#### THE REQUEST:
Starting at the top of the listing, extract every line up to and including the one with "const title2 = 'r = 0.995';". Pictures stay out of the copy.

## BEGIN

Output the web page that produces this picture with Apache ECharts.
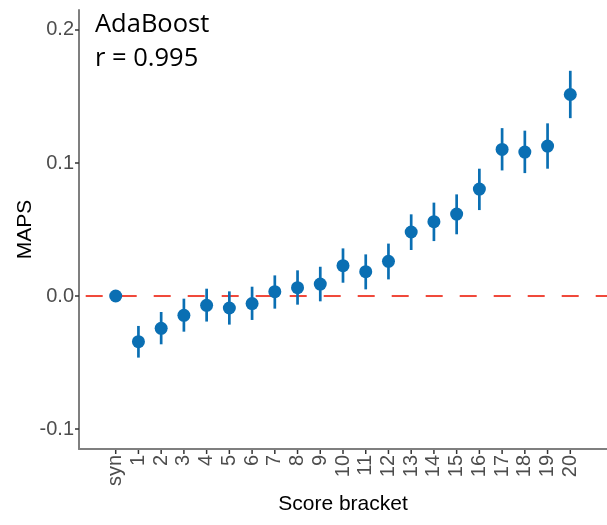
<!DOCTYPE html>
<html><head><meta charset="utf-8">
<script src="https://cdn.jsdelivr.net/npm/echarts@6/dist/echarts.min.js"></script>
<style>html,body{margin:0;padding:0;background:#fff}#c{width:607px;height:525px}</style>
</head><body><div id="c"></div>
<script>
const categories = ['syn','1','2','3','4','5','6','7','8','9','10','11','12','13','14','15','16','17','18','19','20'];
const maps  = [0, -0.0343, -0.0243, -0.0145, -0.0070, -0.0090, -0.0057, 0.0033, 0.0063, 0.0090, 0.0228, 0.0183, 0.0261, 0.0481, 0.0559, 0.0616, 0.0804, 0.1102, 0.1082, 0.1127, 0.1515];
const upper = [0, -0.0225, -0.0120, -0.0020, 0.0055, 0.0035, 0.0070, 0.0155, 0.0193, 0.0220, 0.0358, 0.0313, 0.0394, 0.0614, 0.0702, 0.0764, 0.0957, 0.1262, 0.1243, 0.1298, 0.1693];
const lower = [0, -0.0463, -0.0363, -0.0268, -0.0192, -0.0215, -0.0180, -0.0095, -0.0065, -0.0040, 0.0100, 0.0050, 0.0125, 0.0346, 0.0413, 0.0464, 0.0646, 0.0944, 0.0924, 0.0957, 0.1337];
const yTicks = [-0.1, 0.0, 0.1, 0.2];
const title1 = 'AdaBoost';
const title2 = 'r = 0.995';

const idx = categories.map((_, i) => i);
const X_MIN = -1.615, X_MAX = 21.615, Y_MIN = -0.115, Y_MAX = 0.215;
const chart = echarts.init(document.getElementById('c'), null, {renderer: 'canvas'});
const blue = '#0A6FB3';
chart.setOption({
  animation: false,
  backgroundColor: '#fff',
  grid: {left: 79, right: 0, top: 10, bottom: 76, containLabel: false},
  graphic: [
    {type: 'text', left: 95, top: 12, style: {text: title1, font: '25.5px "Open Sans"', fill: '#000'}},
    {type: 'text', left: 95, top: 46, style: {text: title2, font: '25.5px "Open Sans"', fill: '#000'}}
  ],
  xAxis: {
    type: 'value', min: X_MIN, max: X_MAX,
    name: 'Score bracket', nameLocation: 'middle', nameGap: 41,
    nameTextStyle: {fontFamily: 'Liberation Sans', fontSize: 21, color: '#000'},
    axisLine: {show: true, onZero: false, lineStyle: {color: '#7f7f7f', width: 2}},
    axisTick: {show: false},
    axisLabel: {customValues: idx, rotate: 90, margin: 6, fontFamily: 'Liberation Sans', fontSize: 20, color: '#4D4D4D',
      formatter: v => categories[Math.round(v)] ?? ''},
    splitLine: {show: false}
  },
  yAxis: {
    type: 'value', min: Y_MIN, max: Y_MAX,
    name: 'MAPS', nameLocation: 'middle', nameGap: 43, nameMoveOverlap: false,
    nameTextStyle: {fontFamily: 'Liberation Sans', fontSize: 21, color: '#000'},
    axisLine: {show: true, onZero: false, lineStyle: {color: '#7f7f7f', width: 2}},
    axisTick: {show: true, customValues: yTicks, length: 4, lineStyle: {color: '#333', width: 1.5}},
    axisLabel: {customValues: yTicks, margin: 5, fontFamily: 'Liberation Sans', fontSize: 20, color: '#4D4D4D',
      formatter: v => v.toFixed(1)},
    splitLine: {show: false}
  },
  series: [
    {
      type: 'line', data: [[X_MIN, 0], [X_MAX, 0]], symbol: 'none', silent: true, z: 1,
      lineStyle: {color: '#F0483A', width: 2, type: [17, 17], dashOffset: 27.3}
    },
    {
      type: 'custom', z: 5, clip: false, silent: true,
      data: idx.map(i => [i]),
      renderItem: (params, api) => {
        const p = api.coord([api.value(0), Y_MIN]);
        return {type: 'line', shape: {x1: p[0], y1: p[1] + 1, x2: p[0], y2: p[1] + 5}, style: {stroke: '#333', lineWidth: 1.5}};
      }
    },
    {
      type: 'custom', z: 2,
      data: idx.map(i => [i, lower[i], upper[i]]),
      renderItem: (params, api) => {
        const a = api.coord([api.value(0), api.value(1)]);
        const b = api.coord([api.value(0), api.value(2)]);
        return {type: 'line', shape: {x1: a[0], y1: a[1], x2: b[0], y2: b[1]}, style: {stroke: blue, lineWidth: 2.7}};
      }
    },
    {
      type: 'scatter', z: 3, symbol: 'circle', symbolSize: 13,
      data: idx.map(i => [i, maps[i]]),
      itemStyle: {color: blue, opacity: 1}
    }
  ]
});
</script></body></html>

## END

#### ANSWER BELOW:
Output the web page that produces this picture with Apache ECharts.
<!DOCTYPE html>
<html><head><meta charset="utf-8">
<script src="https://cdn.jsdelivr.net/npm/echarts@6/dist/echarts.min.js"></script>
<style>html,body{margin:0;padding:0;background:#fff}#c{width:607px;height:525px}</style>
</head><body><div id="c"></div>
<script>
const categories = ['syn','1','2','3','4','5','6','7','8','9','10','11','12','13','14','15','16','17','18','19','20'];
const maps  = [0, -0.0343, -0.0243, -0.0145, -0.0070, -0.0090, -0.0057, 0.0033, 0.0063, 0.0090, 0.0228, 0.0183, 0.0261, 0.0481, 0.0559, 0.0616, 0.0804, 0.1102, 0.1082, 0.1127, 0.1515];
const upper = [0, -0.0225, -0.0120, -0.0020, 0.0055, 0.0035, 0.0070, 0.0155, 0.0193, 0.0220, 0.0358, 0.0313, 0.0394, 0.0614, 0.0702, 0.0764, 0.0957, 0.1262, 0.1243, 0.1298, 0.1693];
const lower = [0, -0.0463, -0.0363, -0.0268, -0.0192, -0.0215, -0.0180, -0.0095, -0.0065, -0.0040, 0.0100, 0.0050, 0.0125, 0.0346, 0.0413, 0.0464, 0.0646, 0.0944, 0.0924, 0.0957, 0.1337];
const yTicks = [-0.1, 0.0, 0.1, 0.2];
const title1 = 'AdaBoost';
const title2 = 'r = 0.995';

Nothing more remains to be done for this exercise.